_Collected data_
****************************************

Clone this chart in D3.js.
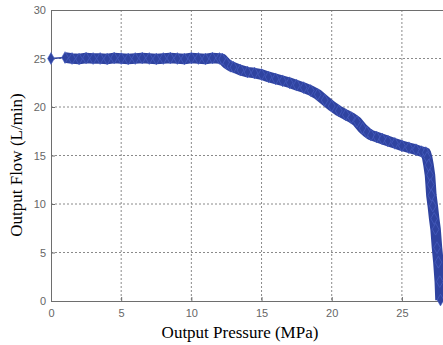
<!DOCTYPE html>
<html><head><meta charset="utf-8">
<script src="https://cdn.jsdelivr.net/npm/d3@7"></script>
<style>body{margin:0;background:#fff}svg{display:block}</style>
</head><body>
<svg id="c" width="443" height="345"></svg>
<script>
const xTicks=[0,5,10,15,20,25];
const yTicks=[0,5,10,15,20,25,30];
const pressure=[0,1.0,1.5,2.0,2.5,3.0,3.5,4.0,4.5,5.0,5.5,6.0,6.5,7.0,7.5,8.0,8.5,9.0,9.5,10.0,10.5,11.0,11.5,12.0,12.2,12.5,12.8,13.0,13.5,14.0,14.5,15.0,15.5,16.0,16.5,17.0,17.5,18.0,18.5,19.0,19.5,20.0,20.5,21.0,21.4,21.8,22.2,22.5,22.8,23.2,23.6,24.0,24.5,25.0,25.5,26.0,26.4,26.7,26.8,26.9,27.0,27.05,27.1,27.2,27.3,27.4,27.5,27.6,27.7,27.75];
const flow=[25.0,25.1,25.0,24.95,25.05,25.0,25.0,24.95,25.05,25.0,24.95,25.0,25.05,25.0,24.95,25.0,25.05,25.0,24.95,25.05,25.0,24.95,25.05,25.0,24.95,24.5,24.2,24.1,23.8,23.6,23.5,23.35,23.1,22.9,22.7,22.5,22.25,22.0,21.7,21.3,20.7,20.1,19.6,19.2,18.9,18.5,17.8,17.4,17.1,16.9,16.7,16.5,16.25,16.0,15.8,15.6,15.4,15.3,14.8,14.0,13.0,12.0,10.9,9.8,8.5,7.4,5.5,4.0,2.0,0.1];
const data=pressure.map((p,i)=>({x:p,y:flow[i]}));

const svg=d3.select("#c");
const mL=51,mT=10,mR=444,mB=301;
const x=d3.scaleLinear().domain([0,28]).range([mL,mR]);
const y=d3.scaleLinear().domain([0,30]).range([mB,mT]);
const axisColor="#6e6e6e";
const g=svg.append("g");
g.selectAll("line.gx").data(xTicks.filter(d=>d>0)).join("line")
 .attr("x1",d=>x(d)).attr("x2",d=>x(d)).attr("y1",mT).attr("y2",mB)
 .attr("stroke","#8a8a8a").attr("stroke-width",1).attr("stroke-dasharray","2,2");
g.selectAll("line.gy").data(yTicks.filter(d=>d>0&&d<30)).join("line")
 .attr("y1",d=>y(d)).attr("y2",d=>y(d)).attr("x1",mL).attr("x2",mR)
 .attr("stroke","#8a8a8a").attr("stroke-width",1).attr("stroke-dasharray","2,2");
const xa=svg.append("g").attr("transform",`translate(0,${mB})`)
 .call(d3.axisBottom(x).tickValues(xTicks).tickSizeInner(-4).tickSizeOuter(0).tickPadding(8));
const ya=svg.append("g").attr("transform",`translate(${mL},0)`)
 .call(d3.axisLeft(y).tickValues(yTicks).tickSizeInner(-4).tickSizeOuter(0).tickPadding(5));
[xa,ya].forEach(a=>{
 a.select(".domain").attr("stroke",axisColor);
 a.selectAll(".tick line").attr("stroke",axisColor);
 a.selectAll("text").attr("fill","#666").attr("font-family","Liberation Sans, Arial, sans-serif").attr("font-size","11px");
});
svg.append("line").attr("x1",mL).attr("x2",mR).attr("y1",mT+0.5).attr("y2",mT+0.5).attr("stroke",axisColor);
const blue="#2f43a0";
svg.append("clipPath").attr("id","pc").append("rect").attr("x",mL-6).attr("y",mT).attr("width",mR-mL+6).attr("height",mB-mT+6);
const s=svg.append("g").attr("clip-path","url(#pc)");
s.append("path").datum(data.slice(1)).attr("fill","none").attr("stroke",blue).attr("stroke-width",10.5).attr("stroke-linejoin","round")
 .attr("d",d3.line().x(d=>x(d.x)).y(d=>y(d.y)));
s.append("path").datum(data.slice(0,2)).attr("fill","none").attr("stroke",blue).attr("stroke-width",1.5)
 .attr("d",d3.line().x(d=>x(d.x)).y(d=>y(d.y)));
const sym=d3.symbol().type(d3.symbolDiamond).size(40);
s.selectAll("path.m").data(data).join("path").attr("class","m")
 .attr("transform",d=>`translate(${x(d.x)},${y(d.y)})`).attr("d",sym)
 .attr("fill",blue).attr("stroke","#4d63c4").attr("stroke-width",0.6);
svg.append("text").attr("x",240).attr("y",338).attr("text-anchor","middle")
 .attr("font-family","Liberation Serif, Times New Roman, serif").attr("font-size","17px").attr("fill","#000").text("Output Pressure (MPa)");
svg.append("text").attr("transform",`translate(22,165) rotate(-90)`).attr("text-anchor","middle")
 .attr("font-family","Liberation Serif, Times New Roman, serif").attr("font-size","17px").attr("fill","#000").text("Output Flow (L/min)");
</script>
</body></html>
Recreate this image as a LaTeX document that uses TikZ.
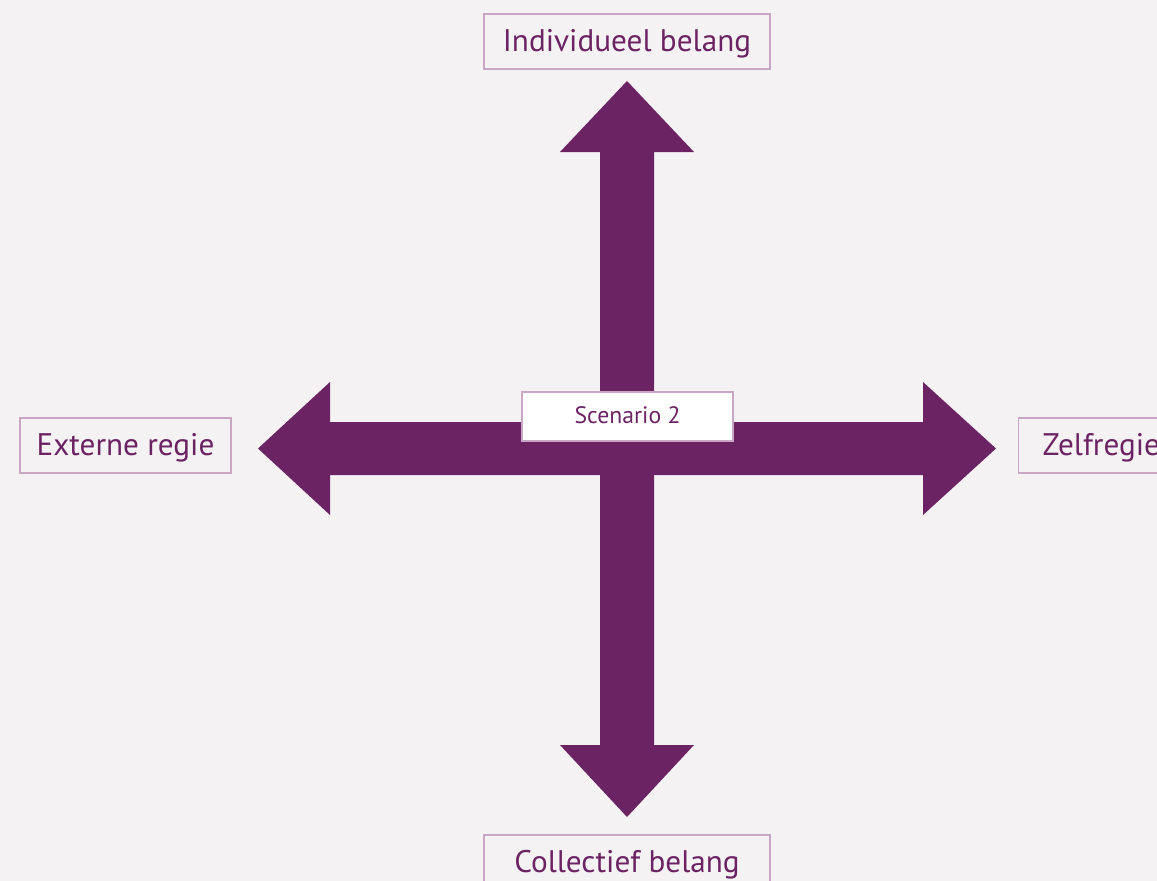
\documentclass[tikz,border=0pt]{standalone}
\usepackage{fontspec}
\setmainfont{PT Sans}
\definecolor{bgcol}{HTML}{F5F2F4}
\definecolor{plum}{HTML}{6B2363}
\definecolor{boxline}{HTML}{C9A6C4}
\begin{document}
\begin{tikzpicture}[x=0.75pt,y=-0.75pt,
  label box/.style={draw=boxline, line width=0.9pt, fill=bgcol, text=plum,
    inner sep=0pt, minimum height=41.25pt, text height=15.6pt, text depth=0pt,
    font=\fontsize{23.4}{26}\selectfont},
  center box/.style={draw=boxline, line width=0.9pt, fill=white, text=plum,
    inner sep=0pt, minimum width=158.25pt, minimum height=36.75pt,
    text height=11.2pt, text depth=0pt, font=\fontsize{17.8}{20}\selectfont},
  arrow body/.style={fill=plum, draw=none}]
  % canvas
  \fill[bgcol] (0,0) rectangle (1157,881);
  \useasboundingbox (0,0) rectangle (1157,881);
  \clip (0,0) rectangle (1157,881);

  % vertical double arrow
  \fill[arrow body] (627,81) -- (694,152) -- (654,152) -- (654,745) -- (694,745)
    -- (627,817) -- (560,745) -- (600,745) -- (600,152) -- (560,152) -- cycle;
  % horizontal double arrow
  \fill[arrow body] (258,448.5) -- (330,382) -- (330,422) -- (923,422) -- (923,382)
    -- (996,448.5) -- (923,515) -- (923,475) -- (330,475) -- (330,515) -- cycle;

  % axis labels
  \node[label box, minimum width=214.5pt] (top) at (627,41.5) {Individueel belang};
  \node[label box, minimum width=214.5pt] (bottom) at (627,862.5) {Collectief belang};
  \node[label box, minimum width=158.25pt] (left) at (125.5,445.5) {Externe regie};
  \node[label box, anchor=west, inner xsep=18pt, text width=122.25pt, align=left]
    (right) at (1018,445.5) {Zelfregie};

  % centre label
  \node[center box] (centre) at (627.5,416.5) {Scenario 2};
\end{tikzpicture}
\end{document}
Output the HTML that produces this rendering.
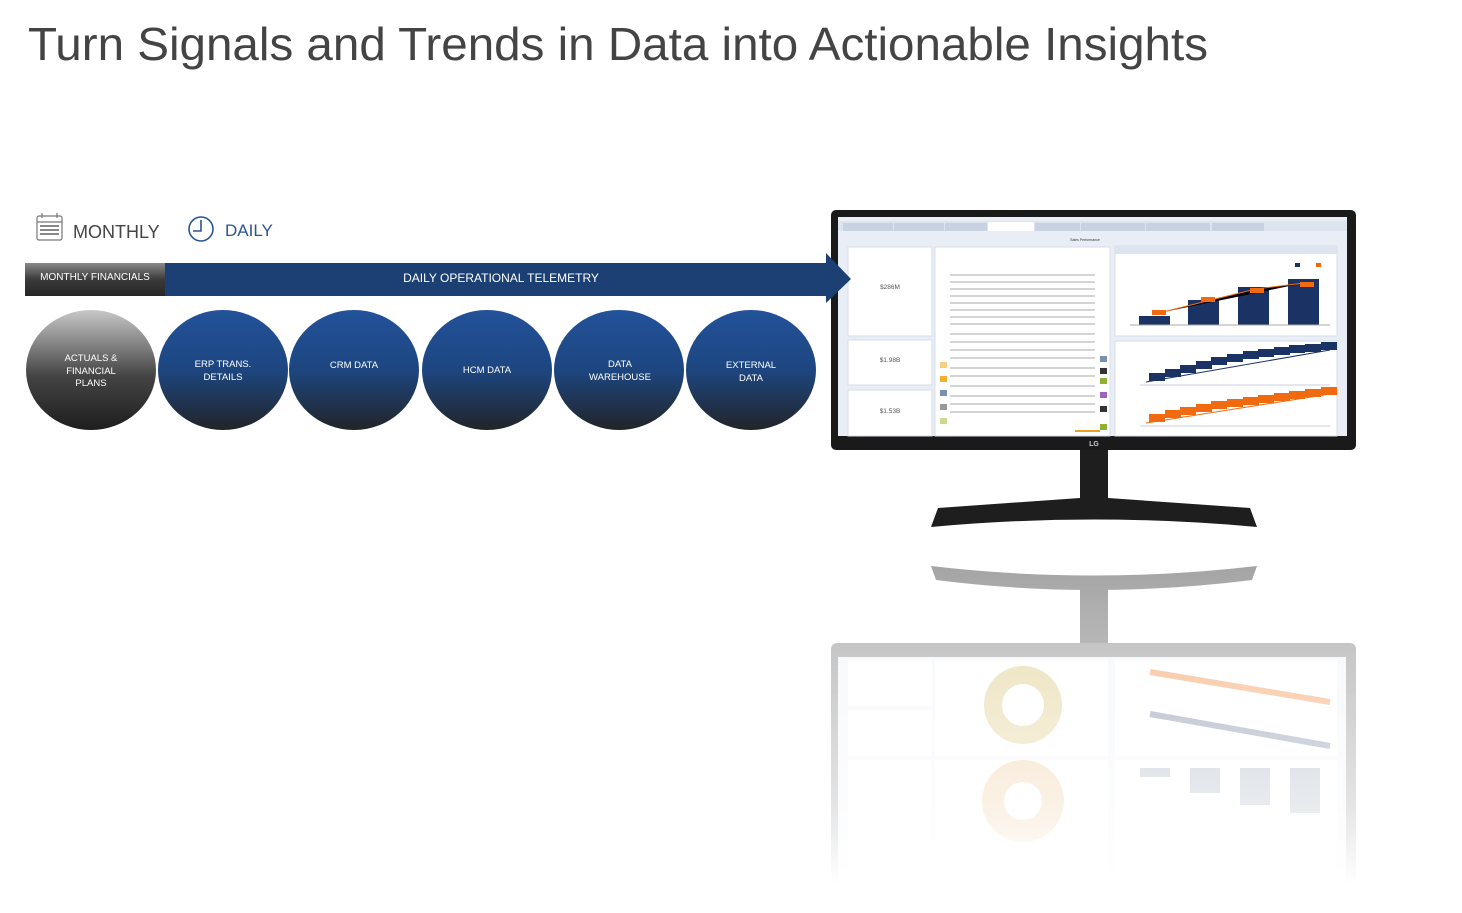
<!DOCTYPE html>
<html><head><meta charset="utf-8"><style>
html,body{margin:0;padding:0;background:#fff;}
svg{display:block;}
text{font-family:"Liberation Sans",sans-serif;}
</style></head><body>
<svg width="1462" height="913" viewBox="0 0 1462 913" xmlns="http://www.w3.org/2000/svg">
<defs>
<linearGradient id="gb" x1="0" y1="0" x2="0" y2="1"><stop offset="0" stop-color="#23529a"/><stop offset="0.5" stop-color="#1d4680"/><stop offset="1" stop-color="#222428"/></linearGradient>
<linearGradient id="gg" x1="0" y1="0" x2="0" y2="1"><stop offset="0" stop-color="#c8c8c8"/><stop offset="0.55" stop-color="#444"/><stop offset="1" stop-color="#1e1e1e"/></linearGradient>
<linearGradient id="gm" x1="0" y1="0" x2="0" y2="1"><stop offset="0" stop-color="#8a8a8a"/><stop offset="0.5" stop-color="#3a3a3a"/><stop offset="1" stop-color="#262626"/></linearGradient>
<linearGradient id="fade" x1="0" y1="0" x2="0" y2="1"><stop offset="0" stop-color="#fff" stop-opacity="0.55"/><stop offset="0.75" stop-color="#fff" stop-opacity="0.2"/><stop offset="1" stop-color="#fff" stop-opacity="0"/></linearGradient>
<mask id="rm"><rect x="820" y="555" width="550" height="330" fill="url(#fade)"/></mask>
</defs>

<text x="28" y="60" font-size="46" fill="#444" textLength="1180" lengthAdjust="spacingAndGlyphs">Turn Signals and Trends in Data into Actionable Insights</text>

<g stroke="#777" fill="none" stroke-width="1.2">
<rect x="37" y="216" width="25" height="24" rx="2"/>
<line x1="37" y1="222" x2="62" y2="222"/>
<line x1="42" y1="213" x2="42" y2="218"/><line x1="57" y1="213" x2="57" y2="218"/>
</g>
<g fill="#888">
<rect x="40" y="225" width="19" height="2"/><rect x="40" y="229" width="19" height="2"/><rect x="40" y="233" width="19" height="2"/>
</g>
<text x="73" y="238" font-size="18" fill="#444">MONTHLY</text>
<circle cx="201" cy="229" r="12" stroke="#2a5596" stroke-width="1.6" fill="none"/>
<path d="M201 220 V231 H193" stroke="#2a5596" stroke-width="1.6" fill="none"/>
<text x="225" y="236" font-size="17" fill="#2a5596">DAILY</text>

<ellipse cx="91" cy="370" rx="65" ry="60" fill="url(#gg)"/>
<ellipse cx="223" cy="370" rx="65" ry="60" fill="url(#gb)"/>
<ellipse cx="354" cy="370" rx="65" ry="60" fill="url(#gb)"/>
<ellipse cx="487" cy="370" rx="65" ry="60" fill="url(#gb)"/>
<ellipse cx="619" cy="370" rx="65" ry="60" fill="url(#gb)"/>
<ellipse cx="751" cy="370" rx="65" ry="60" fill="url(#gb)"/>
<g font-size="9.5" fill="#fff" text-anchor="middle">
<text x="91" y="361">ACTUALS &amp;</text><text x="91" y="374">FINANCIAL</text><text x="91" y="386">PLANS</text>
<text x="223" y="367">ERP TRANS.</text><text x="223" y="380">DETAILS</text>
<text x="354" y="368">CRM DATA</text>
<text x="487" y="373">HCM DATA</text>
<text x="620" y="367">DATA</text><text x="620" y="380">WAREHOUSE</text>
<text x="751" y="368">EXTERNAL</text><text x="751" y="381">DATA</text>
</g>

<g mask="url(#rm)">
<path d="M931 566 Q1094 585 1257 566 L1252 580 Q1094 600 936 580 Z" fill="#555"/>
<rect x="1080" y="585" width="28" height="60" fill="#555"/>
<rect x="831" y="643" width="525" height="240" rx="6" fill="#777"/>
<rect x="838" y="657" width="508" height="226" fill="#eef1f6"/>
<rect x="848" y="660" width="84" height="46" fill="#fff"/><rect x="848" y="710" width="84" height="46" fill="#fff"/><rect x="848" y="760" width="84" height="110" fill="#fff"/>
<rect x="935" y="660" width="173" height="96" fill="#fff"/><rect x="935" y="760" width="173" height="110" fill="#fff"/>
<rect x="1115" y="660" width="222" height="96" fill="#fff"/><rect x="1115" y="760" width="222" height="110" fill="#fff"/>
<circle cx="1023" cy="705" r="30" fill="none" stroke="#d8c070" stroke-width="18"/>
<circle cx="1023" cy="801" r="30" fill="none" stroke="#e8b87a" stroke-width="22"/>
<rect x="1140" y="768" width="30" height="9" fill="#8899aa"/><rect x="1190" y="768" width="30" height="25" fill="#8899aa"/><rect x="1240" y="768" width="30" height="37" fill="#8899aa"/><rect x="1290" y="768" width="30" height="45" fill="#8899aa"/>
<path d="M1150 672 L1330 702" stroke="#f08030" stroke-width="6"/>
<path d="M1150 714 L1330 746" stroke="#556688" stroke-width="6"/>
</g>

<path d="M1080 448 H1108 V498 L1250 508 L1257 527 Q1094 512 931 527 L938 508 L1080 498 Z" fill="#1e1e1e"/>
<rect x="831" y="210" width="525" height="240" rx="5" fill="#1a1a1a"/>
<rect x="838" y="217" width="509" height="219" fill="#e9eef6"/>
<text x="1094" y="446" font-size="7" fill="#ccc" text-anchor="middle" font-weight="bold">LG</text>
<rect x="838" y="221" width="509" height="10" fill="#dde4ef"/>
<g fill="#c8d2e2"><rect x="843" y="223" width="50" height="8"/><rect x="894" y="223" width="50" height="8"/><rect x="945" y="223" width="42" height="8"/><rect x="988" y="222" width="46" height="9" fill="#fff"/><rect x="1035" y="223" width="45" height="8"/><rect x="1081" y="223" width="64" height="8"/><rect x="1146" y="223" width="64" height="8"/><rect x="1212" y="223" width="52" height="8"/></g>
<text x="1085" y="241" font-size="3.5" fill="#333" text-anchor="middle">Sales Performance</text>
<rect x="848" y="247" width="84" height="89" fill="#fff" stroke="#d8dee8"/>
<rect x="848" y="340" width="84" height="45" fill="#fff" stroke="#d8dee8"/>
<rect x="848" y="390" width="84" height="46" fill="#fff" stroke="#d8dee8"/>
<g font-size="6.5" fill="#555" text-anchor="middle"><text x="890" y="289">$286M</text><text x="890" y="362">$1.98B</text><text x="890" y="413">$1.53B</text></g>
<rect x="935" y="247" width="175" height="189" fill="#fff" stroke="#d8dee8"/>
<g stroke="#aaa" stroke-width="1">
<line x1="950" y1="275" x2="1095" y2="275"/><line x1="950" y1="282" x2="1095" y2="282"/><line x1="950" y1="289" x2="1095" y2="289"/><line x1="950" y1="296" x2="1095" y2="296"/><line x1="950" y1="303" x2="1095" y2="303"/><line x1="950" y1="310" x2="1095" y2="310"/><line x1="950" y1="317" x2="1095" y2="317"/><line x1="950" y1="324" x2="1095" y2="324"/><line x1="950" y1="334" x2="1095" y2="334"/><line x1="950" y1="342" x2="1095" y2="342"/><line x1="950" y1="350" x2="1095" y2="350"/><line x1="950" y1="358" x2="1095" y2="358"/><line x1="950" y1="368" x2="1095" y2="368"/><line x1="950" y1="376" x2="1095" y2="376"/><line x1="950" y1="386" x2="1095" y2="386"/><line x1="950" y1="396" x2="1095" y2="396"/><line x1="950" y1="404" x2="1095" y2="404"/><line x1="950" y1="412" x2="1095" y2="412"/>
</g>
<g><rect x="940" y="362" width="7" height="6" fill="#f6d080"/><rect x="940" y="376" width="7" height="6" fill="#f0b030"/><rect x="940" y="390" width="7" height="6" fill="#7a90b0"/><rect x="940" y="404" width="7" height="6" fill="#999"/><rect x="940" y="418" width="7" height="6" fill="#c8dc90"/><rect x="1100" y="356" width="7" height="6" fill="#7a90b0"/><rect x="1100" y="368" width="7" height="6" fill="#333"/><rect x="1100" y="378" width="7" height="6" fill="#90b030"/><rect x="1100" y="392" width="7" height="6" fill="#a060c0"/><rect x="1100" y="406" width="7" height="6" fill="#333"/><rect x="1100" y="424" width="7" height="6" fill="#90b030"/><rect x="1075" y="430" width="25" height="2" fill="#f0a020"/></g>
<rect x="1115" y="246" width="222" height="90" fill="#fff" stroke="#d8dee8"/>
<rect x="1115" y="246" width="222" height="8" fill="#dde4ef"/>
<g fill="#1b3264"><rect x="1139" y="316" width="31" height="9"/><rect x="1188" y="300" width="31" height="25"/><rect x="1238" y="287" width="31" height="38"/><rect x="1288" y="279" width="31" height="46"/><rect x="1295" y="263" width="5" height="4"/></g>
<rect x="1316" y="263" width="5" height="4" fill="#f26a10"/>
<path d="M1159 313 L1207 301 L1256 289 L1304 283" stroke="#f26a10" stroke-width="1"/>
<g fill="#f26a10"><rect x="1152" y="310" width="14" height="5"/><rect x="1201" y="297" width="14" height="5"/><rect x="1250" y="288" width="14" height="5"/><rect x="1300" y="282" width="14" height="5"/></g>
<line x1="1130" y1="325" x2="1330" y2="325" stroke="#aaa"/>
<rect x="1115" y="341" width="222" height="95" fill="#fff" stroke="#d8dee8"/>
<path d="M1146 382 L1330 350" stroke="#1b3264"/><path d="M1146 423 L1330 394" stroke="#f26a10"/>
<g fill="#1b3264">
<rect x="1149" y="373" width="16" height="8"/><rect x="1165" y="369" width="16" height="8"/><rect x="1180" y="365" width="16" height="8"/><rect x="1196" y="361" width="16" height="8"/><rect x="1211" y="357" width="16" height="8"/><rect x="1227" y="354" width="16" height="8"/><rect x="1243" y="351" width="16" height="8"/><rect x="1258" y="349" width="16" height="8"/><rect x="1274" y="347" width="16" height="8"/><rect x="1289" y="345" width="16" height="8"/><rect x="1305" y="344" width="16" height="8"/><rect x="1321" y="342" width="16" height="8"/>
</g>
<g fill="#f26a10">
<rect x="1149" y="414" width="16" height="8"/><rect x="1165" y="410" width="16" height="8"/><rect x="1180" y="407" width="16" height="8"/><rect x="1196" y="404" width="16" height="8"/><rect x="1211" y="401" width="16" height="8"/><rect x="1227" y="399" width="16" height="8"/><rect x="1243" y="397" width="16" height="8"/><rect x="1258" y="395" width="16" height="8"/><rect x="1274" y="393" width="16" height="8"/><rect x="1289" y="391" width="16" height="8"/><rect x="1305" y="389" width="16" height="8"/><rect x="1321" y="387" width="16" height="8"/>
</g>
<line x1="1140" y1="385" x2="1330" y2="385" stroke="#ccd"/><line x1="1140" y1="426" x2="1330" y2="426" stroke="#ccd"/>

<rect x="25" y="263" width="140" height="33" fill="url(#gm)"/>
<path d="M165 263 H826 V253 L851 279 L826 303 V296 H165 Z" fill="#1c3f74"/>
<text x="95" y="280" font-size="10" fill="#fff" text-anchor="middle">MONTHLY FINANCIALS</text>
<text x="501" y="282" font-size="12" fill="#fff" text-anchor="middle">DAILY OPERATIONAL TELEMETRY</text>
</svg>
</body></html>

****************************************

_Problem description_
How many lines in the listing above contain "Output"? Answer with the number alone.

_Written solution_
3